Archdiocese Avoids Responsibility, Says Man Abused As Youth
He Got a Settlement and an Apology, but He Finds He Can't Move on

By Dawn Fallik
March 3, 2002

Henry Bachmann, molested as a teen by a St. Louis priest, isn't impressed by the St. Louis Archdiocese's removal of priests last week.

The church still waits too long to remove problem priests and too often leaves the victims to fend for themselves, he said.

"I look at the fight they put up when I brought my case," Bachmann said. "The church doesn't get punished for what happened. They're responsible, but they aren't able to face their responsibilities."

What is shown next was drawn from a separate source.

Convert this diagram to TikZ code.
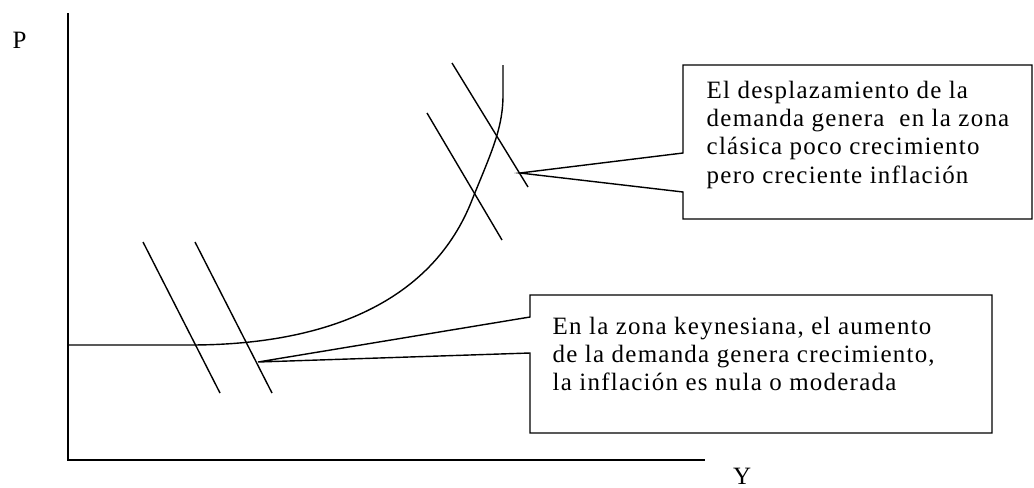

In 1964, Father James L. Gummersbach molested Bachmann, then 13, in the basement of Immaculate Conception church on Lafayette Avenue in St. Louis.

Bachmann, now 50, repressed the memories until an encounter with a boss brought the incidents flooding back. In 1994, he and his wife sued Archbish op Justin Rigali and the archdiocese in civil court.

The priest admitted in court documents that he had sexual contact with "various male children," including Bachmann, between 1954 and 1964.

The priest also admitted that the archdiocese and Immaculate Conception church knew about the sexual activity but simply transferred him and instructed him to get personal counseling. Gummersbach's contact with minors was not stopped.

The jury originally awarded Bachmann almost $1.2 million. But the church appealed, saying Bachmann knew he had been harmed when the abuse happened and should have filed then. In 1999, the Missouri Court of Appeals agreed and overturned the case.

Gummersbach, 74 and now retired, lives at a Franklin County treatment center, according to drivers license records. Gummersbach wrote a letter of apology to Bachmann and paid him $25,000 in a settlement before the trial.

But Bachmann, now living in Georgia, cannot move on. He went back to Lafayette Reservoir in 1997 to find the place in the park where he used to go after those basement sessions. But his private place is now a highway.

"There was a tree and a park bench," he said. "I'd lay on that bench with the sun hitting me and listening to the birds and I'd pretend to hear the ocean. I'd create another world."

Physical and social problems prevent him from holding down a job, and he continues therapy and drug treatments - paid for from disability payments and his own pocket.

But he does not feel the church ever made amends for the damage done to his life - damage he feels the church could have and should have prevented.

"The church just pays people off to keep quiet about it," he said. "That's why I used my name when I filed suit. I didn't use initials. I wanted to bring it out. I wasn't making something up."

Bachmann urged victims of abuse to come forward, if only for their sake.

Said Bachmann, "The only thing they can do is look within themselves and go directly to God and not to a priest."